It is about dreaming and creating sensations
Amira Casar is not the type to be put in boxes. Discovered by photographer Helmut Newton, she began a modeling career before successfully trying earning her stripes in theatre. Since her first film role in 1989 with Radovan Tadic’s “Erreur de jeunesse”, Amira Casar has played a series of roles in all registers with the same intensity. From Bertrand Bonello’s “Saint Laurent” to Thomas Gilou’s “La vérité si je mens!” to Catherine Breillat’s “Anatomie de l’Enfer”, she’s done it all. Recently, she masterfully played the character of Béatrice in Canal +’s “Versailles” series. Now she is a member of the Design Parade Toulon Jury. In three questions, the actress evokes the importance of sets in her craft.

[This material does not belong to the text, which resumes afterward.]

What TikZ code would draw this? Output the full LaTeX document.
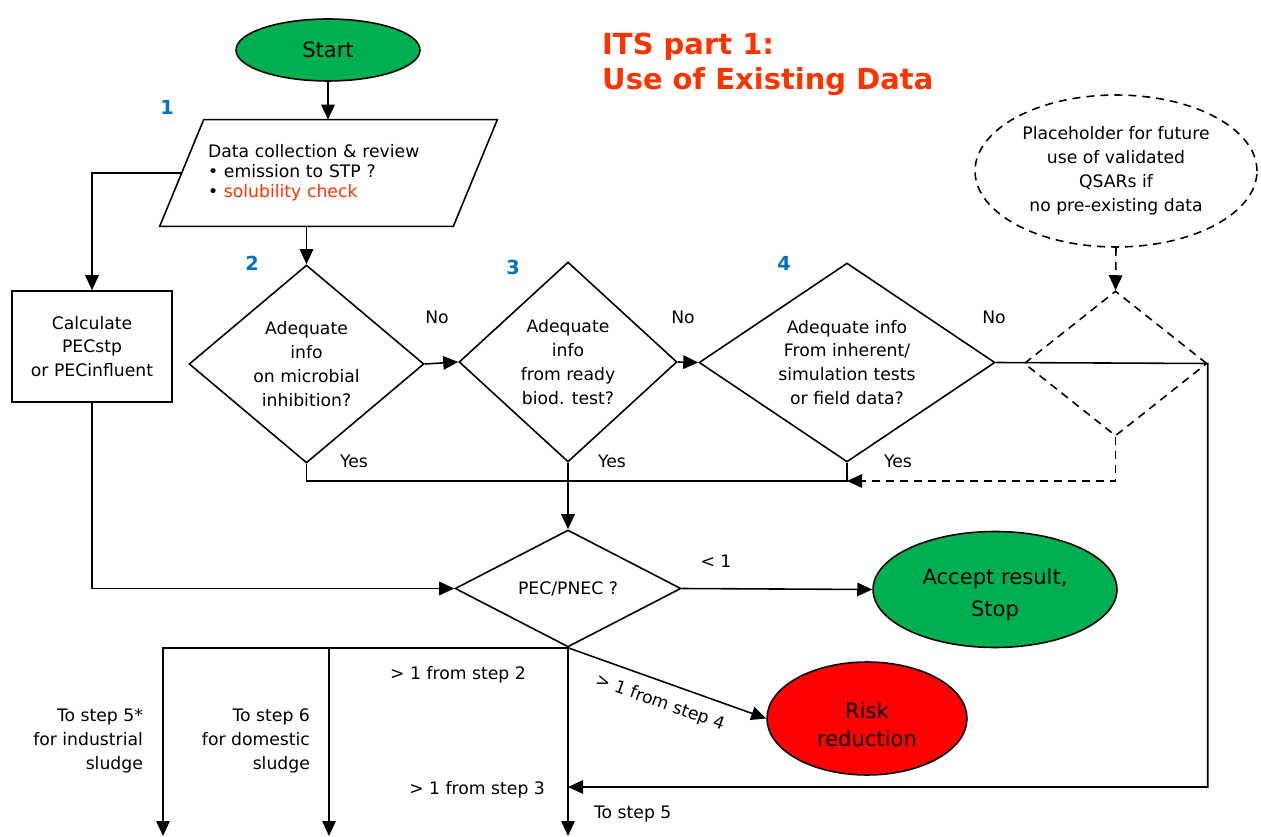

How important is a film set to you?
It is a privilege to project one’s conscious and unconscious body in scenographic spaces created for us by such talented decorators. I’m thinking about Antoine Plateau or Katya Wyskopf with whom I shot “Versailles” and “Saint Laurent” by Bonello, or “Planetarium” to name but a few. They do so in order for us to dream, to create sensations where reality and imagination meet. I just shot with Luca Guadagnino, and anyone who knows his work know his sensorial approach to cinema. I just shot with him for his latest feature film “Call Me by Your Name”. The set is simply splendid.
Do you have a preference when it comes to styles?
Some sets by Mongiardino in Visconti’s films, those by Kurozawa, the red house in Bergman’s “Cris et Chuchotements”, Rossellini’s “Voyage en Italie”, all sets by Tarkovski, Kubrick’s “2001”… Also and especially, those of scenographer Christoph Marthaler, as well ad the incredibly talented Anna Vieibrock. I could live in the set she made for her play “Maeterlink”! I often dream about life in a cabin in Tyrol, lost and alone. Art Deco fascinates me. Swedish Grace, the architectural style of the Museum of Modern Art with its low reliefs, the furniture by Koloman Moser, by Hoffmann… All the houses of the artist Cy Twombly. The decor of Marcel l’Herbier’s “L’Argent”, the kitchen of the Camando museum, Jean Michel Franck’s personal apartment, everything that Mallet Stevens has done, especially his kitchens! 17th-century French furniture, 16th-century Belgian tapestry. Bauhaus houses in Tel Aviv and Elsie de Wolfe’s decors!
Do you have some new discoveries to share?
I love the chapel of the Château d’Ecouen and its Renaissance style. Also the David Hockney exhibition in Beaubourg. The play “Medea” by the brilliant director Simon Stone at Théâtre de L’Odéon: a delicate and visceral shock. And of course, I can’t wait to discover Vincent Darré’s exhibition in Toulon.
Amira Casar will appear in the play “Les Trois Sœurs” at Théâtre de L’Odéon directed by Simon Stone in November 2017
as well as “Call Me By Your Name” by Luca Guadagnino scheduled for release in early 2018.